__Written request__
Give again, word for word, each line from the top of the listing through the line that holds "var outer = 221, inner = 113;".

(Raw records)
=-=-=-=-=

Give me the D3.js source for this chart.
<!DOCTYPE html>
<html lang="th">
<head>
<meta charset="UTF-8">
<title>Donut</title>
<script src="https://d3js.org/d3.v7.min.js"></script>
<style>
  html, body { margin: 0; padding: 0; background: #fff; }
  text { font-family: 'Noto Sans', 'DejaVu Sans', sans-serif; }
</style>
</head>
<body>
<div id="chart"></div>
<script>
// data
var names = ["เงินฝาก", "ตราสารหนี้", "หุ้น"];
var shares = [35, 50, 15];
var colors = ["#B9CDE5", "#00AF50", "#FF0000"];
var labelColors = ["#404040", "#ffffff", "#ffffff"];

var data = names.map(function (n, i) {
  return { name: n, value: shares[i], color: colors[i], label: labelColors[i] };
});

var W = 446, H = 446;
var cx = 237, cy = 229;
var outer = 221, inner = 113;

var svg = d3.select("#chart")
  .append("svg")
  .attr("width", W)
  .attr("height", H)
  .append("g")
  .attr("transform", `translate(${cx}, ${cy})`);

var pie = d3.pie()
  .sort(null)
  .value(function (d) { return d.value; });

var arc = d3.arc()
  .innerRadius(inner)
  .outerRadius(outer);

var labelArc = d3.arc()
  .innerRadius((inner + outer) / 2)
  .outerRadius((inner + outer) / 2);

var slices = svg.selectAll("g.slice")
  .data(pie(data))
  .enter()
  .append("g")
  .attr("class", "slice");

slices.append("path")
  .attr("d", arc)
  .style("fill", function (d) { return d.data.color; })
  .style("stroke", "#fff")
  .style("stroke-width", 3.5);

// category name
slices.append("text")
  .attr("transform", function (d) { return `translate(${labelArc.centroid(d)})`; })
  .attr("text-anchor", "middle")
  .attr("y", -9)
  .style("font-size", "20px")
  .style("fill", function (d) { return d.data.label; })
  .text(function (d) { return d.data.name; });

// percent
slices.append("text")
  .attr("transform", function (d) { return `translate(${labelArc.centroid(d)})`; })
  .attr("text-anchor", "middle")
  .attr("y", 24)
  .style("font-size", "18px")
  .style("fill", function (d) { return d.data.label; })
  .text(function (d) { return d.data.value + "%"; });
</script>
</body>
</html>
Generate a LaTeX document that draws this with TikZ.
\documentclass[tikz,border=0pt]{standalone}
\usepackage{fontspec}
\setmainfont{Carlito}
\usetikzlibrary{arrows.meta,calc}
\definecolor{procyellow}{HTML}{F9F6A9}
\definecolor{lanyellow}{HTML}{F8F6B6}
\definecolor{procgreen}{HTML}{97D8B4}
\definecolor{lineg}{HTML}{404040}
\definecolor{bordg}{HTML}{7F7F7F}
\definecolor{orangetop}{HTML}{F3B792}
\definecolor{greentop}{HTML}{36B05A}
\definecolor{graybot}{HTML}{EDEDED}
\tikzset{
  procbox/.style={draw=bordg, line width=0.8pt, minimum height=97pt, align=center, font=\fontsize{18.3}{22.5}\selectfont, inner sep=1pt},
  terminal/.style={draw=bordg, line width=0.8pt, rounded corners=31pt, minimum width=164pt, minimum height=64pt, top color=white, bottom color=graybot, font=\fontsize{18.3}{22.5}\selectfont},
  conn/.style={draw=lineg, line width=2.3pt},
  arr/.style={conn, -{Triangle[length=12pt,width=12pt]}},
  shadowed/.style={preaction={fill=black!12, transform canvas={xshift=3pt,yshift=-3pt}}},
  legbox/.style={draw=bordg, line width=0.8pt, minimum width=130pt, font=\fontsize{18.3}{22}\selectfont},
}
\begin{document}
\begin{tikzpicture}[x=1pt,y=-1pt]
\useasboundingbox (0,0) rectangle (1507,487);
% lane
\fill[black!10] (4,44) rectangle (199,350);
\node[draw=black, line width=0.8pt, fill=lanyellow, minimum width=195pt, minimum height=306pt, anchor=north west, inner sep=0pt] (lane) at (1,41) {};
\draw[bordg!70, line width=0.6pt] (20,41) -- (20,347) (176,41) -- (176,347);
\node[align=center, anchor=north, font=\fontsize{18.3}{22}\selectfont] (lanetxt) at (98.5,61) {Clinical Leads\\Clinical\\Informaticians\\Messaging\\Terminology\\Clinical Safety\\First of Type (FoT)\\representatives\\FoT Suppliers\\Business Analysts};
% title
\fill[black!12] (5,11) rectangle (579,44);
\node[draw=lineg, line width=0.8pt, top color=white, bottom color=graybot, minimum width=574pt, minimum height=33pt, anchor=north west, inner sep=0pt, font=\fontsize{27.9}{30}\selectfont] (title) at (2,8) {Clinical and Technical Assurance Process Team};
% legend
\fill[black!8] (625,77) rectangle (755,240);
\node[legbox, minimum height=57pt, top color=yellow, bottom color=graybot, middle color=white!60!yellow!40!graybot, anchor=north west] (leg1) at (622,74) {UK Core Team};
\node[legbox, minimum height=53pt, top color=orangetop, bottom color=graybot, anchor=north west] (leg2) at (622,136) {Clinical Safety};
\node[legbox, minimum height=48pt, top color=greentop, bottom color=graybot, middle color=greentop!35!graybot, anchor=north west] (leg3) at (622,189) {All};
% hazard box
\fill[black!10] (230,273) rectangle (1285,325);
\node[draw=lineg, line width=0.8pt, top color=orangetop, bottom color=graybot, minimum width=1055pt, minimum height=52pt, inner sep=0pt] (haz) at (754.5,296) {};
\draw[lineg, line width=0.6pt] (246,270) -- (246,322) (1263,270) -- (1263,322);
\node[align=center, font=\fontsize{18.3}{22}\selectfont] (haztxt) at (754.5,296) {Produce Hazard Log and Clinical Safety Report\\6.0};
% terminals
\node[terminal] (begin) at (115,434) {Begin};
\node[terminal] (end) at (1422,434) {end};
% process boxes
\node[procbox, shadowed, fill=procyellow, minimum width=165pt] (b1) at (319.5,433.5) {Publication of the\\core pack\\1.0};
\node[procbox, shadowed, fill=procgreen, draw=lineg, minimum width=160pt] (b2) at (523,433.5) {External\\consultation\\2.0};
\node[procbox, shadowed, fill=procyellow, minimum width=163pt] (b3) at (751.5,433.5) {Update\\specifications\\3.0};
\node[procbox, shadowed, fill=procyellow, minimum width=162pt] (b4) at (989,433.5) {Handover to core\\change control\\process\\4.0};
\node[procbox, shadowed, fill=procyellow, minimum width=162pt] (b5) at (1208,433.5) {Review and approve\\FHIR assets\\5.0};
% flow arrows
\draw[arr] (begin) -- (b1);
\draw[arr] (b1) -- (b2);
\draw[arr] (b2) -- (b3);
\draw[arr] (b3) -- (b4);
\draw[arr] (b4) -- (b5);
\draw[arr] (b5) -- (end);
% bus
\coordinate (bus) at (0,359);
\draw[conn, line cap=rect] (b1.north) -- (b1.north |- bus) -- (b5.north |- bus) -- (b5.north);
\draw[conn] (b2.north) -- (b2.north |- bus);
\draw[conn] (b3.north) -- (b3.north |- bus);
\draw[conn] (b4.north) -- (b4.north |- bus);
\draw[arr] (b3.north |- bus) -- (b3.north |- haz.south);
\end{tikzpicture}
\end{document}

=-=-=-=-=

__Written solution__
Give me the D3.js source for this chart.
<!DOCTYPE html>
<html lang="th">
<head>
<meta charset="UTF-8">
<title>Donut</title>
<script src="https://d3js.org/d3.v7.min.js"></script>
<style>
  html, body { margin: 0; padding: 0; background: #fff; }
  text { font-family: 'Noto Sans', 'DejaVu Sans', sans-serif; }
</style>
</head>
<body>
<div id="chart"></div>
<script>
// data
var names = ["เงินฝาก", "ตราสารหนี้", "หุ้น"];
var shares = [35, 50, 15];
var colors = ["#B9CDE5", "#00AF50", "#FF0000"];
var labelColors = ["#404040", "#ffffff", "#ffffff"];

var data = names.map(function (n, i) {
  return { name: n, value: shares[i], color: colors[i], label: labelColors[i] };
});

var W = 446, H = 446;
var cx = 237, cy = 229;
var outer = 221, inner = 113;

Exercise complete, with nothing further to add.